Exercise aim => Each line of the listing must be transcribed exactly, except for the images, which should be excluded.

Information supplied =>
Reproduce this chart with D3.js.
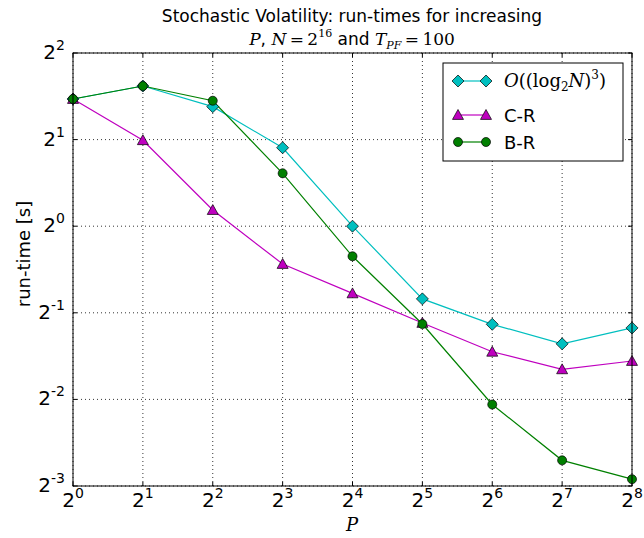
<!DOCTYPE html>
<html><head><meta charset="utf-8">
<script src="https://cdn.jsdelivr.net/npm/d3@7"></script>
<style>body{margin:0;background:#fff}svg{display:block}</style>
</head><body><svg id="c" width="644" height="538" font-family="DejaVu Sans, sans-serif"></svg>
<script>
const P = [1, 2, 4, 8, 16, 32, 64, 128, 256];
const seriesNames = ["O((log2N)^3)", "C-R", "B-R"];
const logCube = [2.768, 3.071, 2.603, 1.874, 1.0, 0.559, 0.456, 0.390, 0.443];
const cr = [2.768, 1.99, 1.138, 0.739, 0.584, 0.461, 0.366, 0.318, 0.340];
const br = [2.768, 3.071, 2.730, 1.527, 0.786, 0.457, 0.240, 0.1535, 0.132];
const xTickExps = [0, 1, 2, 3, 4, 5, 6, 7, 8];
const yTickExps = [-3, -2, -1, 0, 1, 2];

const svg = d3.select("#c");
const L = 73, R = 632, T = 53, B = 486;
const x = d3.scaleLog().base(2).domain([1, 256]).range([L, R]);
const y = d3.scaleLog().base(2).domain([0.125, 4]).range([B, T]);
const SERIF = "DejaVu Serif, serif";

const series = [
  {name: seriesNames[0], vals: logCube, color: "#00bfbf", marker: "diamond"},
  {name: seriesNames[1], vals: cr, color: "#bf00bf", marker: "triangle"},
  {name: seriesNames[2], vals: br, color: "#008000", marker: "circle"}
];

// grid
const g = svg.append("g");
xTickExps.forEach(e => {
  const px = x(Math.pow(2, e));
  g.append("line").attr("x1", px).attr("x2", px).attr("y1", T).attr("y2", B)
    .attr("stroke", "#000").attr("stroke-width", 0.8).attr("stroke-dasharray", "1,3");
  g.append("line").attr("x1", px).attr("x2", px).attr("y1", B).attr("y2", B - 4).attr("stroke", "#000");
  g.append("line").attr("x1", px).attr("x2", px).attr("y1", T).attr("y2", T + 4).attr("stroke", "#000");
  const t = svg.append("text").attr("x", px).attr("y", 507).attr("text-anchor", "middle").attr("font-size", 20);
  t.append("tspan").text("2");
  t.append("tspan").attr("dy", -9).attr("font-size", 14).text(e);
});
yTickExps.forEach(e => {
  const py = y(Math.pow(2, e));
  g.append("line").attr("x1", L).attr("x2", R).attr("y1", py).attr("y2", py)
    .attr("stroke", "#000").attr("stroke-width", 0.8).attr("stroke-dasharray", "1,3");
  g.append("line").attr("x1", L).attr("x2", L + 4).attr("y1", py).attr("y2", py).attr("stroke", "#000");
  g.append("line").attr("x1", R).attr("x2", R - 4).attr("y1", py).attr("y2", py).attr("stroke", "#000");
  const t = svg.append("text").attr("x", 65).attr("y", py + 6).attr("text-anchor", "end").attr("font-size", 20);
  t.append("tspan").text("2");
  t.append("tspan").attr("dy", -9).attr("font-size", 14).text(e < 0 ? "-" + (-e) : e);
});

function drawMarker(sel, type, cx, cy, color) {
  if (type === "diamond") {
    const r = 6;
    sel.append("path").attr("d", `M${cx},${cy - r}L${cx + r},${cy}L${cx},${cy + r}L${cx - r},${cy}Z`)
      .attr("fill", color).attr("stroke", "#000").attr("stroke-width", 0.7);
  } else if (type === "triangle") {
    const r = 5.5;
    sel.append("path").attr("d", `M${cx},${cy - r}L${cx + r},${cy + r * 0.8}L${cx - r},${cy + r * 0.8}Z`)
      .attr("fill", color).attr("stroke", "#000").attr("stroke-width", 0.7);
  } else {
    sel.append("circle").attr("cx", cx).attr("cy", cy).attr("r", 4.5)
      .attr("fill", color).attr("stroke", "#000").attr("stroke-width", 0.7);
  }
}

const plot = svg.append("g");
const line = d3.line().x((d, i) => x(P[i])).y(d => y(d));
series.forEach(s => {
  plot.append("path").attr("d", line(s.vals)).attr("fill", "none").attr("stroke", s.color).attr("stroke-width", 1.2);
});
series.forEach(s => {
  s.vals.forEach((v, i) => drawMarker(plot, s.marker, x(P[i]), y(v), s.color));
});

// frame
svg.append("rect").attr("x", L).attr("y", T).attr("width", R - L).attr("height", B - T)
  .attr("fill", "none").attr("stroke", "#000").attr("stroke-width", 1);

// legend
const lg = svg.append("g");
lg.append("rect").attr("x", 443).attr("y", 63).attr("width", 180).attr("height", 98)
  .attr("fill", "#fff").attr("stroke", "#000").attr("stroke-width", 1);
const ly = [81, 115, 142];
series.forEach((s, i) => {
  lg.append("line").attr("x1", 458).attr("x2", 486).attr("y1", ly[i]).attr("y2", ly[i]).attr("stroke", s.color).attr("stroke-width", 1.2);
  drawMarker(lg, s.marker, 458, ly[i], s.color);
  drawMarker(lg, s.marker, 486, ly[i], s.color);
});
const l0 = lg.append("text").attr("x", 504).attr("y", ly[0] + 6).attr("font-size", 18).style("font-family", SERIF);
l0.append("tspan").attr("font-style", "italic").text("O");
l0.append("tspan").text("((log");
l0.append("tspan").attr("font-size", 12).attr("dy", 4).text("2");
l0.append("tspan").attr("font-style", "italic").attr("dy", -4).text("N");
l0.append("tspan").text(")");
l0.append("tspan").attr("font-size", 12).attr("dy", -8).text("3");
l0.append("tspan").attr("dy", 8).text(")");
lg.append("text").attr("x", 504).attr("y", ly[1] + 7).attr("font-size", 18).text(seriesNames[1]);
lg.append("text").attr("x", 504).attr("y", ly[2] + 7).attr("font-size", 18).text(seriesNames[2]);

// title
svg.append("text").attr("x", 352).attr("y", 22).attr("text-anchor", "middle").attr("font-size", 17)
  .text("Stochastic Volatility: run-times for increasing");
const t2 = svg.append("text").attr("x", 352).attr("y", 45).attr("text-anchor", "middle").attr("font-size", 17);
t2.append("tspan").style("font-family", SERIF).attr("font-style", "italic").text("P");
t2.append("tspan").text(", ");
t2.append("tspan").style("font-family", SERIF).attr("font-style", "italic").text("N");
t2.append("tspan").style("font-family", SERIF).text("\u2009=\u20092");
t2.append("tspan").style("font-family", SERIF).attr("font-size", 11).attr("dy", -8).text("16");
t2.append("tspan").attr("dy", 8).text(" and ");
t2.append("tspan").style("font-family", SERIF).attr("font-style", "italic").text("T");
t2.append("tspan").style("font-family", SERIF).attr("font-style", "italic").attr("font-size", 11).attr("dy", 4).text("PF");
t2.append("tspan").style("font-family", SERIF).attr("dy", -4).text("\u2009=\u2009100");

// axis labels
svg.append("text").attr("transform", "translate(30,254) rotate(-90)").attr("text-anchor", "middle")
  .attr("font-size", 18).text("run-time [s]");
svg.append("text").attr("x", 352).attr("y", 531).attr("text-anchor", "middle").attr("font-size", 18)
  .style("font-family", SERIF).attr("font-style", "italic").text("P");
</script></body></html>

Answer to the exercise =>
Reproduce this chart with D3.js.
<!DOCTYPE html>
<html><head><meta charset="utf-8">
<script src="https://cdn.jsdelivr.net/npm/d3@7"></script>
<style>body{margin:0;background:#fff}svg{display:block}</style>
</head><body><svg id="c" width="644" height="538" font-family="DejaVu Sans, sans-serif"></svg>
<script>
const P = [1, 2, 4, 8, 16, 32, 64, 128, 256];
const seriesNames = ["O((log2N)^3)", "C-R", "B-R"];
const logCube = [2.768, 3.071, 2.603, 1.874, 1.0, 0.559, 0.456, 0.390, 0.443];
const cr = [2.768, 1.99, 1.138, 0.739, 0.584, 0.461, 0.366, 0.318, 0.340];
const br = [2.768, 3.071, 2.730, 1.527, 0.786, 0.457, 0.240, 0.1535, 0.132];
const xTickExps = [0, 1, 2, 3, 4, 5, 6, 7, 8];
const yTickExps = [-3, -2, -1, 0, 1, 2];

const svg = d3.select("#c");
const L = 73, R = 632, T = 53, B = 486;
const x = d3.scaleLog().base(2).domain([1, 256]).range([L, R]);
const y = d3.scaleLog().base(2).domain([0.125, 4]).range([B, T]);
const SERIF = "DejaVu Serif, serif";

const series = [
  {name: seriesNames[0], vals: logCube, color: "#00bfbf", marker: "diamond"},
  {name: seriesNames[1], vals: cr, color: "#bf00bf", marker: "triangle"},
  {name: seriesNames[2], vals: br, color: "#008000", marker: "circle"}
];

// grid
const g = svg.append("g");
xTickExps.forEach(e => {
  const px = x(Math.pow(2, e));
  g.append("line").attr("x1", px).attr("x2", px).attr("y1", T).attr("y2", B)
    .attr("stroke", "#000").attr("stroke-width", 0.8).attr("stroke-dasharray", "1,3");
  g.append("line").attr("x1", px).attr("x2", px).attr("y1", B).attr("y2", B - 4).attr("stroke", "#000");
  g.append("line").attr("x1", px).attr("x2", px).attr("y1", T).attr("y2", T + 4).attr("stroke", "#000");
  const t = svg.append("text").attr("x", px).attr("y", 507).attr("text-anchor", "middle").attr("font-size", 20);
  t.append("tspan").text("2");
  t.append("tspan").attr("dy", -9).attr("font-size", 14).text(e);
});
yTickExps.forEach(e => {
  const py = y(Math.pow(2, e));
  g.append("line").attr("x1", L).attr("x2", R).attr("y1", py).attr("y2", py)
    .attr("stroke", "#000").attr("stroke-width", 0.8).attr("stroke-dasharray", "1,3");
  g.append("line").attr("x1", L).attr("x2", L + 4).attr("y1", py).attr("y2", py).attr("stroke", "#000");
  g.append("line").attr("x1", R).attr("x2", R - 4).attr("y1", py).attr("y2", py).attr("stroke", "#000");
  const t = svg.append("text").attr("x", 65).attr("y", py + 6).attr("text-anchor", "end").attr("font-size", 20);
  t.append("tspan").text("2");
  t.append("tspan").attr("dy", -9).attr("font-size", 14).text(e < 0 ? "-" + (-e) : e);
});

function drawMarker(sel, type, cx, cy, color) {
  if (type === "diamond") {
    const r = 6;
    sel.append("path").attr("d", `M${cx},${cy - r}L${cx + r},${cy}L${cx},${cy + r}L${cx - r},${cy}Z`)
      .attr("fill", color).attr("stroke", "#000").attr("stroke-width", 0.7);
  } else if (type === "triangle") {
    const r = 5.5;
    sel.append("path").attr("d", `M${cx},${cy - r}L${cx + r},${cy + r * 0.8}L${cx - r},${cy + r * 0.8}Z`)
      .attr("fill", color).attr("stroke", "#000").attr("stroke-width", 0.7);
  } else {
    sel.append("circle").attr("cx", cx).attr("cy", cy).attr("r", 4.5)
      .attr("fill", color).attr("stroke", "#000").attr("stroke-width", 0.7);
  }
}

const plot = svg.append("g");
const line = d3.line().x((d, i) => x(P[i])).y(d => y(d));
series.forEach(s => {
  plot.append("path").attr("d", line(s.vals)).attr("fill", "none").attr("stroke", s.color).attr("stroke-width", 1.2);
});
series.forEach(s => {
  s.vals.forEach((v, i) => drawMarker(plot, s.marker, x(P[i]), y(v), s.color));
});

// frame
svg.append("rect").attr("x", L).attr("y", T).attr("width", R - L).attr("height", B - T)
  .attr("fill", "none").attr("stroke", "#000").attr("stroke-width", 1);

// legend
const lg = svg.append("g");
lg.append("rect").attr("x", 443).attr("y", 63).attr("width", 180).attr("height", 98)
  .attr("fill", "#fff").attr("stroke", "#000").attr("stroke-width", 1);
const ly = [81, 115, 142];
series.forEach((s, i) => {
  lg.append("line").attr("x1", 458).attr("x2", 486).attr("y1", ly[i]).attr("y2", ly[i]).attr("stroke", s.color).attr("stroke-width", 1.2);
  drawMarker(lg, s.marker, 458, ly[i], s.color);
  drawMarker(lg, s.marker, 486, ly[i], s.color);
});
const l0 = lg.append("text").attr("x", 504).attr("y", ly[0] + 6).attr("font-size", 18).style("font-family", SERIF);
l0.append("tspan").attr("font-style", "italic").text("O");
l0.append("tspan").text("((log");
l0.append("tspan").attr("font-size", 12).attr("dy", 4).text("2");
l0.append("tspan").attr("font-style", "italic").attr("dy", -4).text("N");
l0.append("tspan").text(")");
l0.append("tspan").attr("font-size", 12).attr("dy", -8).text("3");
l0.append("tspan").attr("dy", 8).text(")");
lg.append("text").attr("x", 504).attr("y", ly[1] + 7).attr("font-size", 18).text(seriesNames[1]);
lg.append("text").attr("x", 504).attr("y", ly[2] + 7).attr("font-size", 18).text(seriesNames[2]);

// title
svg.append("text").attr("x", 352).attr("y", 22).attr("text-anchor", "middle").attr("font-size", 17)
  .text("Stochastic Volatility: run-times for increasing");
const t2 = svg.append("text").attr("x", 352).attr("y", 45).attr("text-anchor", "middle").attr("font-size", 17);
t2.append("tspan").style("font-family", SERIF).attr("font-style", "italic").text("P");
t2.append("tspan").text(", ");
t2.append("tspan").style("font-family", SERIF).attr("font-style", "italic").text("N");
t2.append("tspan").style("font-family", SERIF).text("\u2009=\u20092");
t2.append("tspan").style("font-family", SERIF).attr("font-size", 11).attr("dy", -8).text("16");
t2.append("tspan").attr("dy", 8).text(" and ");
t2.append("tspan").style("font-family", SERIF).attr("font-style", "italic").text("T");
t2.append("tspan").style("font-family", SERIF).attr("font-style", "italic").attr("font-size", 11).attr("dy", 4).text("PF");
t2.append("tspan").style("font-family", SERIF).attr("dy", -4).text("\u2009=\u2009100");

// axis labels
svg.append("text").attr("transform", "translate(30,254) rotate(-90)").attr("text-anchor", "middle")
  .attr("font-size", 18).text("run-time [s]");
svg.append("text").attr("x", 352).attr("y", 531).attr("text-anchor", "middle").attr("font-size", 18)
  .style("font-family", SERIF).attr("font-style", "italic").text("P");
</script></body></html>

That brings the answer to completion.